Jesús es luz, y con su luz celestial ilumina a su Iglesia Peregrina, que camina en la tierra y en el mundo, en dirección a la eternidad, y esta luz de Cristo para su Iglesia, resplandece en la gracia de los sacramentos y en la Verdad Revelada, custodiada y enseñada por el Magisterio de la Iglesia, por el Papa y los obispos unidos a él, y resplandece de un modo particular en el Sacramento del altar, la Eucaristía.

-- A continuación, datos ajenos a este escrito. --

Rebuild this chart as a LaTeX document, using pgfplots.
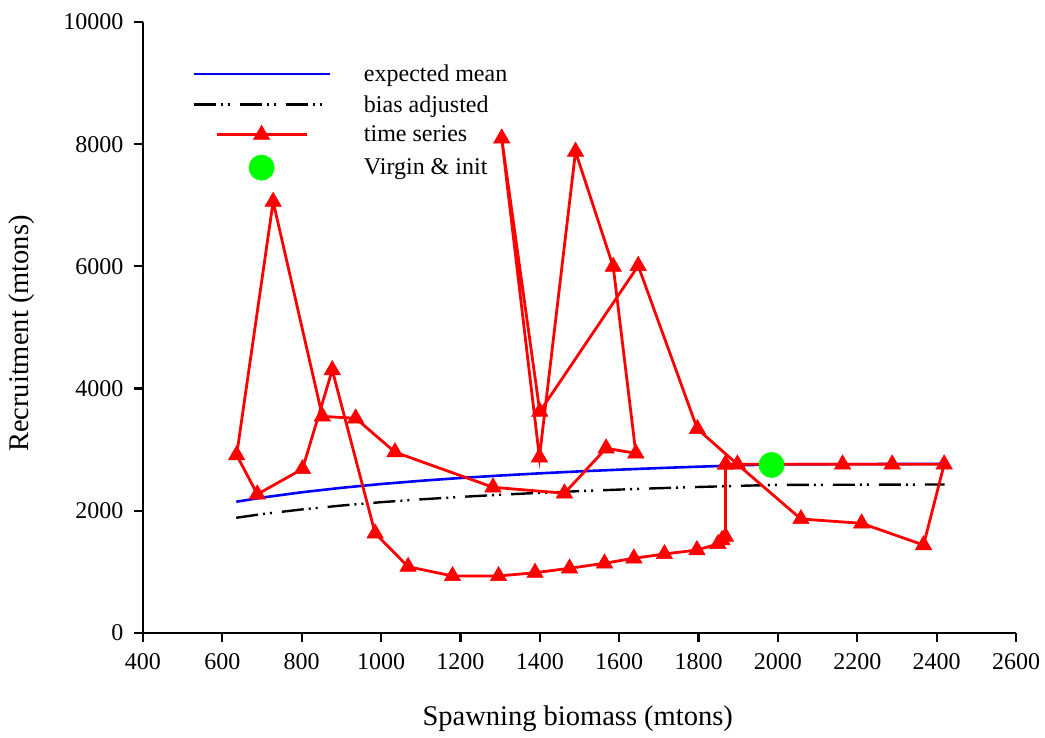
\documentclass[border=0pt]{standalone}
\usepackage{fontspec}
\setmainfont{Liberation Serif}
\usepackage{pgfplots}
\pgfplotsset{compat=1.18}
\pgfplotsset{
  legline/.style={legend image code/.code={\draw[##1] (-68pt,0pt) -- (68pt,0pt); \path (-68pt,0pt) (100pt,0pt);}},
  legtri/.style={legend image code/.code={\draw[##1, mark repeat=2, mark phase=2] plot coordinates {(-45pt,0pt) (0pt,0pt) (45pt,0pt)}; \path (-68pt,0pt) (100pt,0pt);}},
  legdot/.style={legend image code/.code={\draw[##1] plot coordinates {(0pt,0pt)}; \path (-68pt,0pt) (100pt,0pt);}},
}
\pgfplotstableread{
x y
635 2148
700 2216
800 2303
900 2376
1000 2438
1100 2491
1200 2537
1300 2577
1400 2613
1500 2645
1600 2673
1700 2699
1800 2722
1900 2743
1990 2760
2100 2762
2200 2764
2300 2766
2420 2768
}\meancurve
\pgfplotstableread{
x y
635 1886
700 1946
800 2022
900 2086
1000 2141
1100 2187
1200 2227
1300 2263
1400 2294
1500 2322
1600 2347
1700 2370
1800 2390
1900 2408
1990 2423
2100 2425
2200 2427
2300 2429
2420 2430
}\biascurve
\pgfplotstableread{
x y
1868 2761
2163 2761
2288 2761
2419 2761
2367 1440
2211 1795
2058 1866
1898 2761
1797 3340
1648 6010
1400 3622
1304 8096
1399 2876
1490 7878
1585 5995
1642 2941
1567 3023
1462 2287
1282 2385
1035 2960
936 3514
852 3545
728 7060
636 2913
688 2270
802 2685
877 4304
985 1632
1068 1085
1180 933
1296 933
1388 987
1475 1059
1563 1141
1637 1223
1714 1293
1796 1358
1849 1457
1859 1522
1868 1576
1868 2761
}\timeseries
\pgfplotstableread{
x y
1984 2750
}\virgin
\begin{document}
\begin{tikzpicture}[x=1pt,y=1pt]
\useasboundingbox (-143,-105) rectangle (902,633);
\begin{axis}[
  at={(0,0)}, anchor=south west,
  scale only axis, width=873pt, height=611pt,
  xmin=400, xmax=2600, ymin=0, ymax=10000,
  axis lines=left,
  axis line style={-, line width=2.4pt, black},
  xtick={400,600,...,2600},
  ytick={0,2000,...,10000},
  tick align=outside,
  major tick length=9pt,
  tick style={line width=2.2pt, black},
  scaled ticks=false,
  /pgf/number format/1000 sep={},
  /pgf/number format/assume math mode=true,
  tick label style={font=\fontsize{24}{28}\selectfont},
  xticklabel style={yshift=-8pt},
  yticklabel style={xshift=-7pt},
  xlabel={Spawning biomass (mtons)},
  ylabel={Recruitment (mtons)},
  xlabel style={font=\fontsize{28.5}{32}\selectfont, at={(axis description cs:0.498,-0.141)}, anchor=center},
  ylabel style={font=\fontsize{28.5}{32}\selectfont, at={(axis description cs:-0.1386,0.49)}, anchor=center},
  clip=false,
  legend style={draw=none, fill=none, inner sep=0pt,
    at={(axis description cs:0.0561,0.932)}, anchor=north west,
    font=\fontsize{24}{28}\selectfont, row sep=10.5pt,
    nodes={inner sep=1pt}},
  legend cell align=left,
]
\addplot[blue, line width=2.6pt, no marks, legline]
  table {\meancurve};
\addlegendentry{expected mean}
\addplot[black, line width=2.4pt, no marks, dash pattern=on 22pt off 5pt on 2pt off 5pt on 2pt off 10pt, legline]
  table {\biascurve};
\addlegendentry{bias adjusted}
\addplot[red, line width=2.8pt, mark=triangle*, mark size=9.5pt, mark options={solid, fill=red, draw=red, line width=0.5pt}, legtri]
  table {\timeseries};
\addlegendentry{time series}
\addplot[only marks, mark=*, mark size=12.7pt, mark options={fill=green, draw=green}, legdot]
  table {\virgin};
\addlegendentry{Virgin \& init}
\end{axis}
\end{tikzpicture}
\end{document}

“Yo Soy la luz”. Jesús es luz, una luz que es al mismo tiempo amor, vida, belleza. Una luz que es salvación, que se opone a las espantosas y horroríficas tinieblas del infierno, tinieblas que son al mismo tiempo odio, muerte, y espanto aterrador.
Quien no se deje iluminar por la luz de Cristo, que se irradia con toda su intensidad desde la Eucaristía, será irremediablemente cubierto y engullido por las pavorosas sombras de los ángeles caídos, los habitantes del infierno, que deambulan por toda la tierra.